Imaginocean Yacht Design tender and motoryacht
What started as a tender design project turned into a two-boat deal. Tasmania-based Imaginocean Yacht Design is working with fellow Aussie company C.Way to build a 26-foot tender and a 154-foot motoryacht.
C.Way is a relatively new company, initially formed to finish the 121-foot Tango that began construction at Oceanfast a few years ago. Now C.Way is contracting with a variety of builders for both custom and semicustom yachts. C.Way approached Imaginocean Yacht Design to create a tender that could serve multiple purposes, not just shuttle guests to and from shore. The result is the edgy-looking eight-seater boat in the rendering above. Presently under construction at an unnamed shipyard in Hobart, Australia, the aluminum and composite tender should launch in a few months.
During the design process of the tender, the principals of C.Way and Imaginocean Yacht Design began discussing motoryacht design.

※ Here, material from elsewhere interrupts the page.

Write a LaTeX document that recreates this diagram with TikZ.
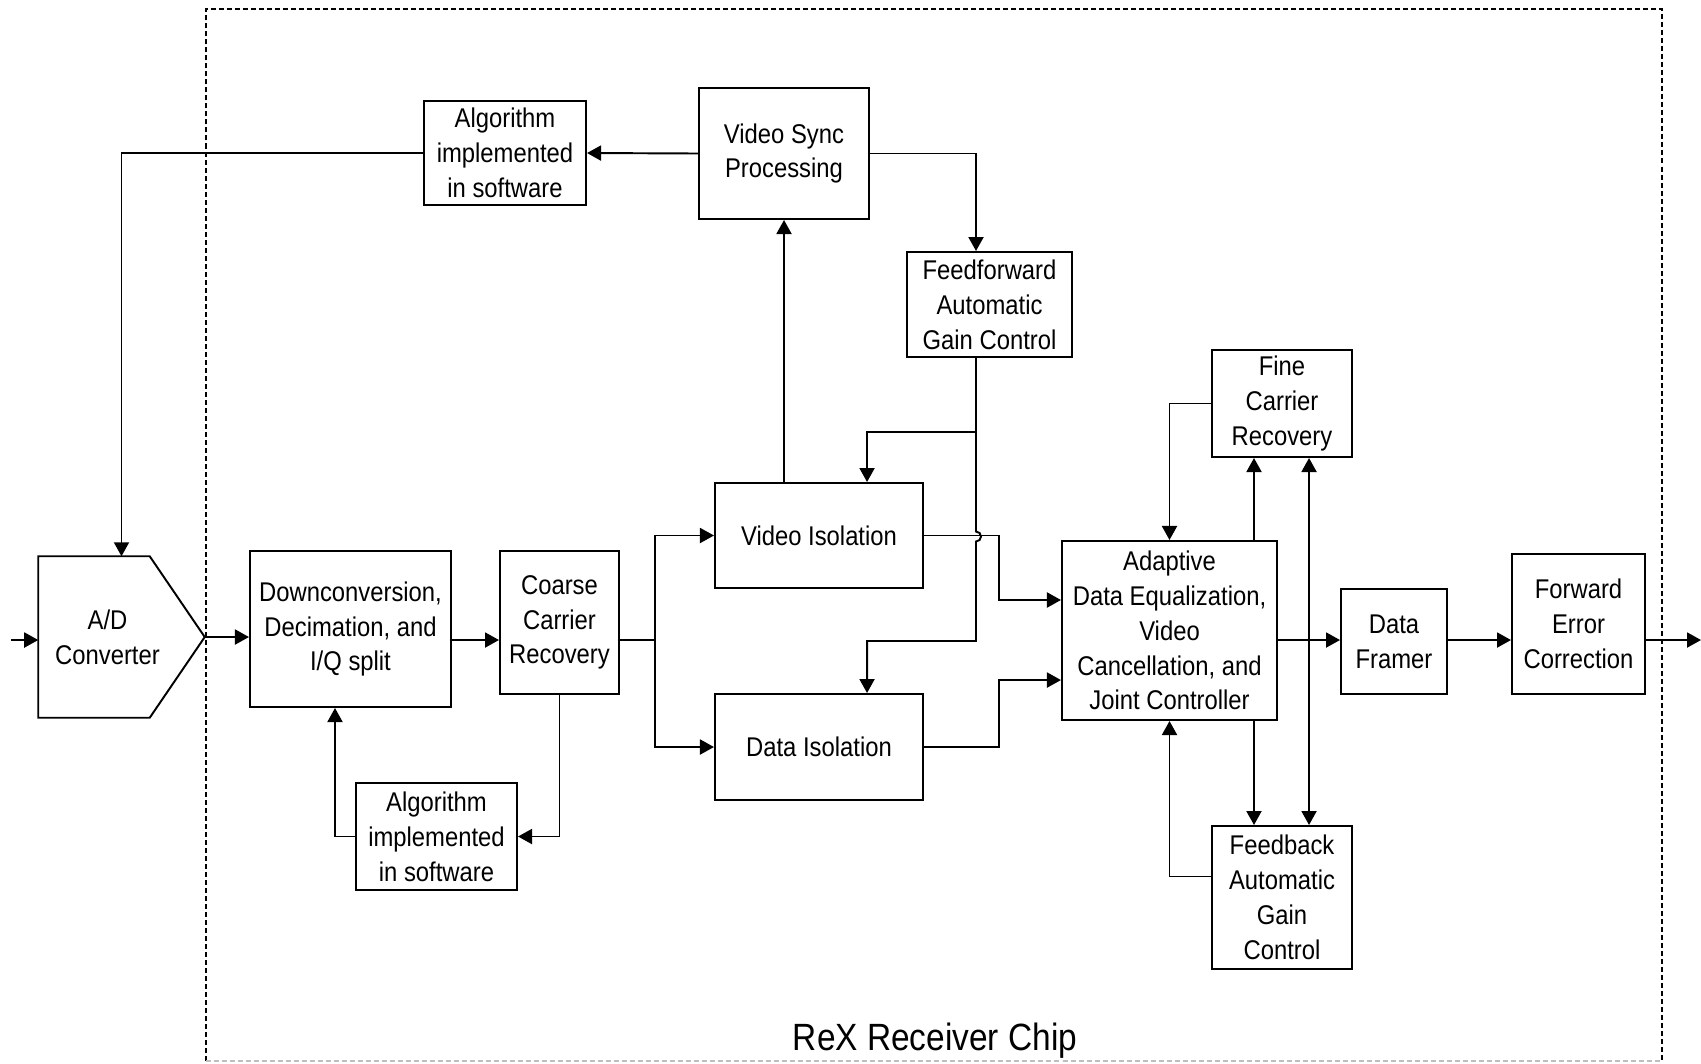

They all felt better speed, lower fuel consumption, and more were possible, yet not being achieved in most designs. A few more conversations and computer modeling attempts later, and the 154-footer in the rendering was created. Will Allison, head of Imaginocean Yacht Design, says, “We based the design on a longer, lower platform that still remains under the 500 gross tons limit. The longer waterline length allows for higher displacement speeds, with lower fuel consumption, while reducing the height improves stability. The motion is more comfortable, with less reliance on active stabilization, and the yacht is simply more pleasant to be aboard.”

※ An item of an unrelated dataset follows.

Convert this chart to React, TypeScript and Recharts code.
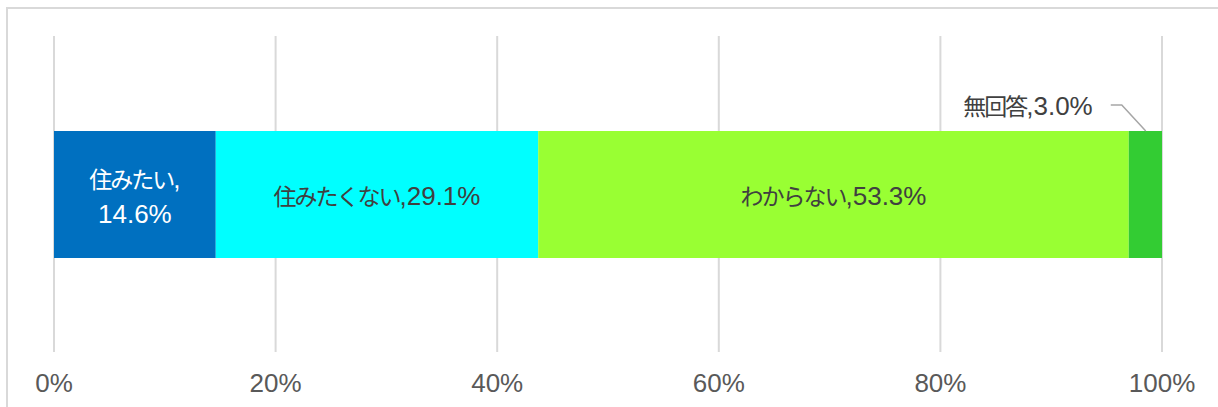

C.Way is presently negotiating with shipyards to build the yacht. She’ll emphasize indoor-outdoor spaces for a party of 10 in ways that other builders and designers don’t. For example, rather than have balconies off the saloon, the yacht will have full-height windows that slide open. The skylounge will also be open-air. Of course, the megayacht will also have popular features like the transom beach club and a spa/lounge, located toward the foredeck.
Also different: The master will be half a deck below the saloon. Crewmembers will appreciate having larger than usual cabins, too, with access to stowage spaces on the lowest deck. And the chef will be particularly happy to have the galley on deck… no below-decks, tiny cooking area this, as is increasingly becoming common on some European builds.